Oscar Rivas (28-1, 19 KO) miał wrócić do wagi ciężkiej i stoczyć 14 stycznia walkę z Efe Ajagbą (16-1, 13 KO), ale dziś poinformowano, że do tego pojedynku nie dojdzie z powodu kontuzji Kolumbijczyka.
Promotor Rivasa Yvon Michel ogłosił, że Kolumbijczyk doznał urazu oka podczas sparingu i zgodnie z zaleceniem lekarza wycofał się z walki z Nigeryjczykiem.
W tej sytuacji mamy nadzieję, że Rivas - mistrz świata WBC wagi bridger - będzie w stanie przystąpić w marcu w Polsce do starcia mistrzowskiego z Łukaszem Różańskim (14-0, 13 KO), na które podpisał już kontrakt. Dziś jednak trudno w tej sprawie cokolwiek przewidzieć.

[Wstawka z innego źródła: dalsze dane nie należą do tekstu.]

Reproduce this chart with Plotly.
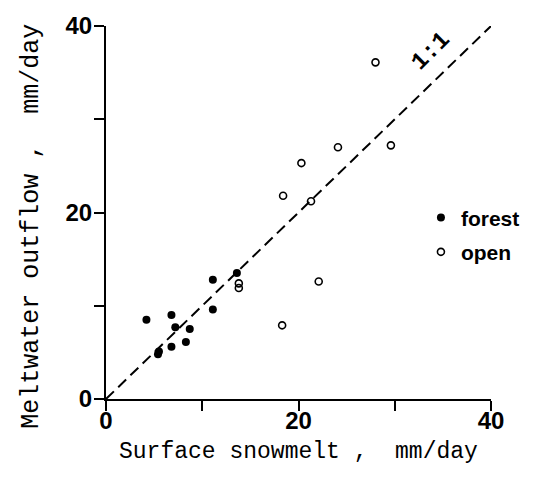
import plotly.graph_objects as go

# Data
forest_x = [4.2, 6.8, 7.2, 8.7, 6.8, 8.3, 5.5, 5.4, 11.1, 11.1, 13.6]
forest_y = [8.5, 9.0, 7.7, 7.5, 5.6, 6.1, 5.1, 4.8, 9.6, 12.8, 13.5]
open_x = [13.8, 13.8, 22.1, 18.3, 20.3, 24.1, 29.6, 21.3, 28.0, 18.4]
open_y = [12.4, 11.9, 12.6, 7.9, 25.3, 27.0, 27.2, 21.2, 36.1, 21.8]
line_x = [0, 40]
line_y = [0, 40]
tick_vals = [0, 10, 20, 30, 40]
tick_text = ["0", "", "20", "", "40"]

mono = "Liberation Mono, DejaVu Sans Mono, monospace"
sans = "Liberation Sans, Arial, sans-serif"

fig = go.Figure()
fig.add_trace(go.Scatter(
    x=line_x, y=line_y, mode="lines", showlegend=False,
    line=dict(color="black", width=2, dash="11px,6px"), hoverinfo="skip"))
fig.add_trace(go.Scatter(
    x=forest_x, y=forest_y, mode="markers", name="forest", legendgroup="f",
    marker=dict(symbol="circle", size=8, color="black")))
fig.add_trace(go.Scatter(
    x=open_x, y=open_y, mode="markers", name="open", legendgroup="o",
    marker=dict(symbol="circle-open", size=7, color="black", line=dict(width=1.6))))

axis_common = dict(
    range=[0, 40], tickvals=tick_vals, ticktext=tick_text,
    ticks="outside", ticklen=10, tickwidth=2, tickcolor="black",
    showline=True, linewidth=2, linecolor="black", showgrid=False, zeroline=False,
    tickfont=dict(family=sans, size=24, color="black", weight="bold"),
)
fig.update_xaxes(**axis_common, ticklabelstandoff=-11)
fig.update_yaxes(**axis_common, ticklabelstandoff=-3)

fig.add_annotation(text="Surface snowmelt ,  mm/day", xref="paper", yref="paper",
                   x=0.5, y=0, yanchor="middle", yshift=-53, showarrow=False,
                   font=dict(family=mono, size=23, color="black"))
fig.add_annotation(text="Meltwater outflow ,  mm/day", xref="paper", yref="paper",
                   x=-0.192, y=0.462, xanchor="center", yanchor="middle", textangle=-90,
                   showarrow=False, font=dict(family=mono, size=25, color="black"))
fig.add_annotation(text="1:1", x=33.7, y=37.3, xref="x", yref="y", showarrow=False,
                   textangle=-45, font=dict(family=mono, size=24, color="black", weight="bold"))

fig.update_layout(
    width=540, height=487,
    margin=dict(l=106, r=49, t=15, b=88),
    plot_bgcolor="white", paper_bgcolor="white",
    legend=dict(x=0.818, y=0.44, xanchor="left", yanchor="middle",
                font=dict(family=sans, size=21, color="black", weight="bold"),
                tracegroupgap=4, traceorder="grouped", bgcolor="rgba(0,0,0,0)"),
)

fig.write_html("out.html")
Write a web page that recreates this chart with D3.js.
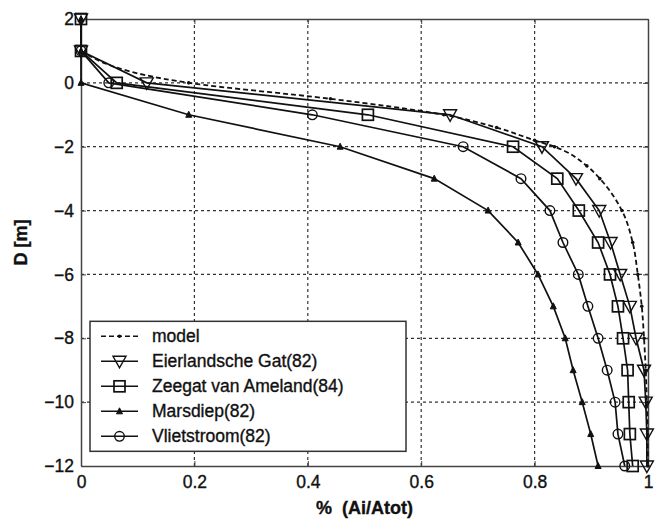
<!DOCTYPE html>
<html>
<head>
<meta charset="utf-8">
<script src="https://cdn.jsdelivr.net/npm/d3@7"></script>
<style>
  body { margin: 0; background: #fff; }
  text { font-family: "Liberation Sans", Arial, sans-serif; fill: #111; stroke: #111; stroke-width: 0.35px; }
</style>
</head>
<body>
<svg id="chart" width="655" height="519"></svg>
<script>
// depths (m) used by the measured series
var depths = [2, 1, 0, -1, -2, -3, -4, -5, -6, -7, -8, -9, -10, -11, -12]

var eierlandsche = [0, 0, 0.116, 0.651, 0.813, 0.873, 0.914, 0.934, 0.951, 0.968, 0.979, 0.993, 0.996, 0.998, 0.998]
var ameland = [0, 0, 0.063, 0.506, 0.762, 0.84, 0.878, 0.912, 0.933, 0.947, 0.956, 0.964, 0.966, 0.968, 0.973]
var marsdiep = [0, 0, 0, 0.19, 0.457, 0.623, 0.718, 0.771, 0.806, 0.833, 0.854, 0.868, 0.884, 0.899, 0.912]
var vlietstroom = [null, 0, 0.049, 0.408, 0.674, 0.776, 0.827, 0.85, 0.877, 0.894, 0.912, 0.928, 0.942, 0.947, 0.959]

var modelDepths = [1, 0, -0.5, -1, -1.4, -1.8, -2, -2.6, -3, -4, -5, -6, -7, -8, -9, -10, -11, -12]
var modelValues = [0, 0.19, 0.44, 0.64, 0.733, 0.80, 0.835, 0.892, 0.915, 0.954, 0.973, 0.982, 0.989, 0.993, 0.996, 0.998, 0.999, 1.0]

var xTicks = [0, 0.2, 0.4, 0.6, 0.8, 1]
var yTicks = [2, 0, -2, -4, -6, -8, -10, -12]

var seriesNames = ["model", "Eierlandsche Gat(82)", "Zeegat van Ameland(84)", "Marsdiep(82)", "Vlietstroom(82)"]

var svg = d3.select("#chart"),
	margin = { top: 19, right: 7, bottom: 53, left: 81 },
	width = 655 - margin.left - margin.right,
	height = 519 - margin.top - margin.bottom;

var x = d3.scaleLinear().domain([0, 1]).range([0, width]);
var y = d3.scaleLinear().domain([-12, 2]).range([height, 0]);

var g = svg.append("g")
	.attr("transform", "translate(" + margin.left + "," + margin.top + ")");

// grid
g.append("g").selectAll("line")
	.data(xTicks.slice(1, -1))
	.enter().append("line")
	.attr("x1", function (d) { return x(d) }).attr("x2", function (d) { return x(d) })
	.attr("y1", 0).attr("y2", height)
	.style("stroke", "#333").style("stroke-width", 1.2).style("stroke-dasharray", "3,3")

g.append("g").selectAll("line")
	.data(yTicks.slice(1, -1))
	.enter().append("line")
	.attr("y1", function (d) { return y(d) }).attr("y2", function (d) { return y(d) })
	.attr("x1", 0).attr("x2", width)
	.style("stroke", "#333").style("stroke-width", 1.2).style("stroke-dasharray", "3,3")

// axes
g.append("g")
	.attr("transform", "translate(0," + height + ")")
	.call(d3.axisBottom(x).tickValues(xTicks).tickFormat(d3.format("")).tickSizeInner(-5).tickSizeOuter(0).tickPadding(10))
g.append("g")
	.call(d3.axisLeft(y).tickValues(yTicks).tickSizeInner(-5).tickSizeOuter(0).tickPadding(7))
g.append("g")
	.attr("transform", "translate(" + width + ",0)")
	.call(d3.axisRight(y).tickValues(yTicks).tickFormat("").tickSizeInner(-5).tickSizeOuter(0))
g.append("g")
	.call(d3.axisTop(x).tickValues(xTicks).tickFormat("").tickSizeInner(-5).tickSizeOuter(0))

g.selectAll(".domain").style("stroke", "#444").style("stroke-width", 1.5)
g.selectAll(".tick line").style("stroke", "#444")
g.selectAll(".tick text").style("font-size", "17.5px").style("fill", "#111")

// labels
svg.append("text")
	.text("% (Ai/Atot)")
	.attr("x", margin.left + width / 2)
	.attr("y", 514)
	.attr("text-anchor", "middle")
	.style("font-weight", "bold")
	.style("font-size", "18px")
	.style("word-spacing", "5px")

svg.append("text")
	.text("D [m]")
	.attr("transform", "translate(27," + (margin.top + y(-5)) + ") rotate(-90)")
	.attr("text-anchor", "middle")
	.style("font-weight", "bold")
	.style("font-size", "18px")

// series
var line = d3.line()
	.defined(function (d) { return d[1] != null })
	.x(function (d) { return x(d[1]) })
	.y(function (d) { return y(d[0]) })

function pairs(ds, vs) {
	return ds.map(function (d, i) { return [d, vs[i]] })
}

var measured = [
	{ name: seriesNames[1], values: pairs(depths, eierlandsche), marker: "down" },
	{ name: seriesNames[2], values: pairs(depths, ameland), marker: "square" },
	{ name: seriesNames[3], values: pairs(depths, marsdiep), marker: "up" },
	{ name: seriesNames[4], values: pairs(depths, vlietstroom), marker: "circle" }
]

var plot = g.append("g")

plot.append("path")
	.datum(pairs(modelDepths, modelValues))
	.attr("d", line.curve(d3.curveMonotoneY))
	.style("fill", "none").style("stroke", "#111").style("stroke-width", 1.8).style("stroke-dasharray", "5,3")

line.curve(d3.curveLinear)

measured.forEach(function (s) {
	plot.append("path")
		.datum(s.values)
		.attr("d", line)
		.style("fill", "none").style("stroke", "#111").style("stroke-width", 1.7)
})

function drawMarker(sel, type, cx, cy) {
	if (type == "down") {
		sel.append("path")
			.attr("d", "M" + (cx - 6.5) + "," + (cy - 5) + "L" + (cx + 6.5) + "," + (cy - 5) + "L" + cx + "," + (cy + 6.5) + "Z")
			.style("fill", "none").style("stroke", "#111").style("stroke-width", 1.4)
	} else if (type == "square") {
		sel.append("rect")
			.attr("x", cx - 5.5).attr("y", cy - 5.5).attr("width", 11).attr("height", 11)
			.style("fill", "none").style("stroke", "#111").style("stroke-width", 1.7)
	} else if (type == "up") {
		sel.append("path")
			.attr("d", "M" + (cx - 3) + "," + (cy + 2.5) + "L" + (cx + 3) + "," + (cy + 2.5) + "L" + cx + "," + (cy - 3.5) + "Z")
			.style("fill", "#111").style("stroke", "#111").style("stroke-width", 1)
	} else if (type == "circle") {
		sel.append("circle")
			.attr("cx", cx).attr("cy", cy).attr("r", 4.8)
			.style("fill", "none").style("stroke", "#111").style("stroke-width", 1.4)
	} else if (type == "dot") {
		sel.append("circle")
			.attr("cx", cx).attr("cy", cy).attr("r", 1.8)
			.style("fill", "#111")
	}
}

measured.forEach(function (s) {
	var mg = plot.append("g")
	s.values.forEach(function (d) {
		if (d[1] == null) return
		drawMarker(mg, s.marker, x(d[1]), y(d[0]))
	})
})

var modelG = plot.append("g")
pairs(modelDepths, modelValues).forEach(function (d) {
	drawMarker(modelG, "dot", x(d[1]), y(d[0]))
})

// legend
var legend = g.append("g").attr("transform", "translate(9," + (y(-7.5) - 1) + ")")
legend.append("rect")
	.attr("width", 316).attr("height", 130)
	.style("fill", "#fff").style("stroke", "#333").style("stroke-width", 1.5)

var markers = ["dot", "down", "square", "up", "circle"]
seriesNames.forEach(function (name, i) {
	var ly = 15 + i * 25
	legend.append("line")
		.attr("x1", 11).attr("x2", 48).attr("y1", ly).attr("y2", ly)
		.style("stroke", "#111").style("stroke-width", 1.6)
		.style("stroke-dasharray", i == 0 ? "5,3" : null)
	drawMarker(legend, markers[i], 29.5, ly)
	legend.append("text")
		.text(name)
		.attr("x", 62).attr("y", ly + 6)
		.style("font-size", "17.5px")
})
</script>
</body>
</html>
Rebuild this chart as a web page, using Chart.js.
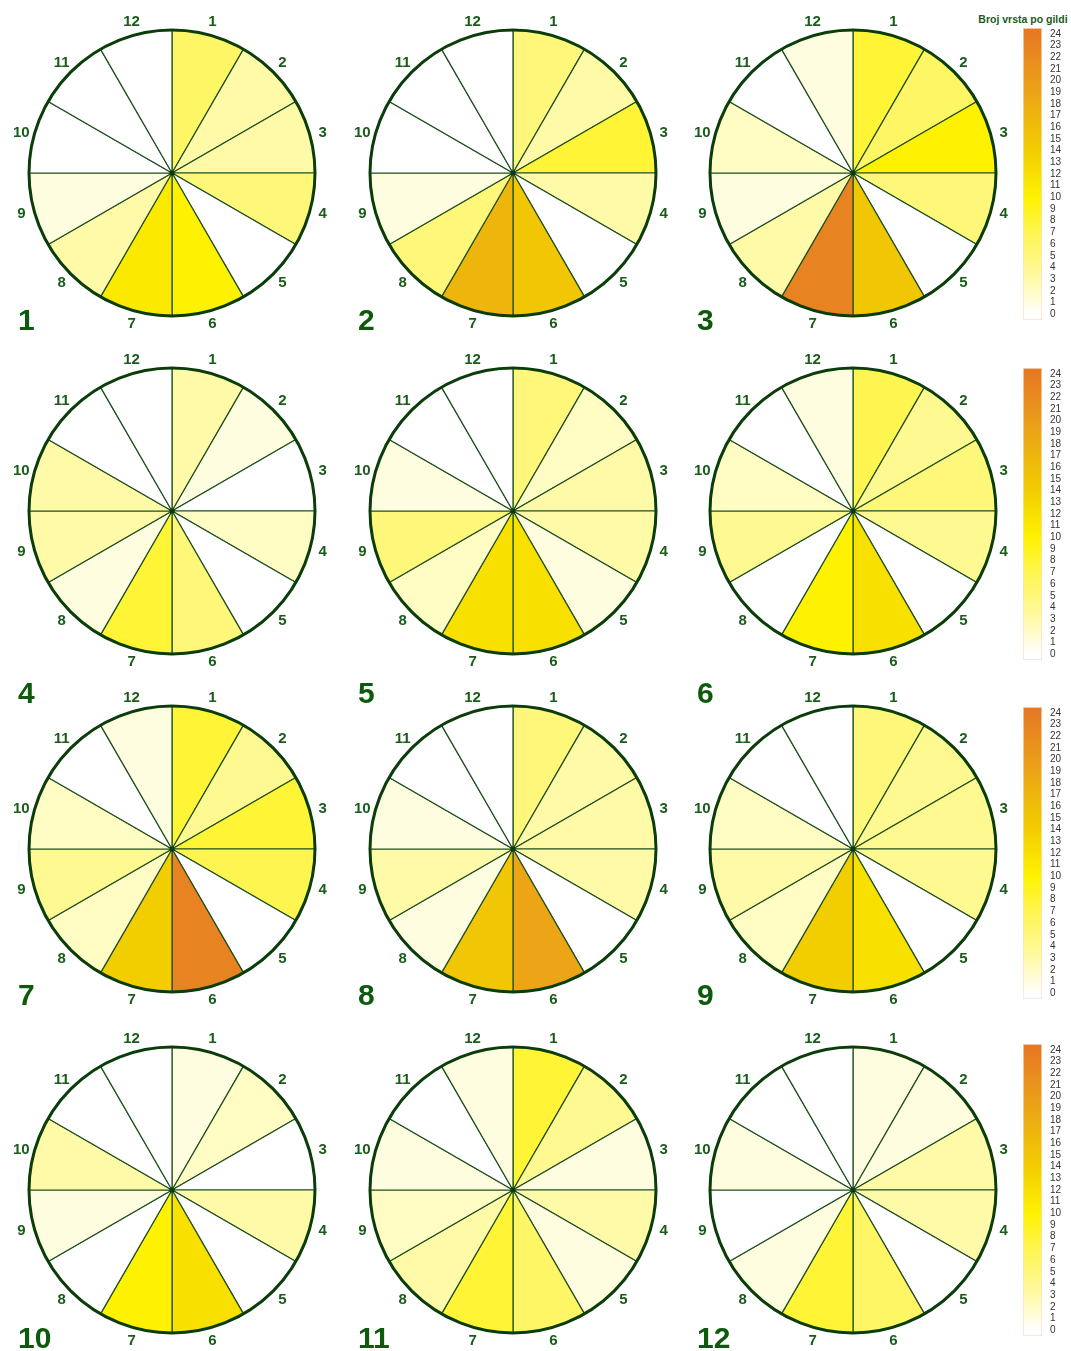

- Mój promotor twierdzi, że walka na 95% będzie. Ja wolę mieć jednak alternatywę i stoczyć jeszcze jakiś pojedynek przed ewentualną walką z Rivasem. Jeżeli nie będzie tego pojedynku o pas, to bez dwóch zdań wracam do wagi ciężkiej i w tej kategorii zamierzam stoczyć jakąś fajną walkę w Rzeszowie z kimś naprawdę niezłym. Jeśli nie będzie walki o pas w marcu, to zamykam temat wagi bridger - stwierdził Różański w niedawnym wywiadzie z TVP Sport.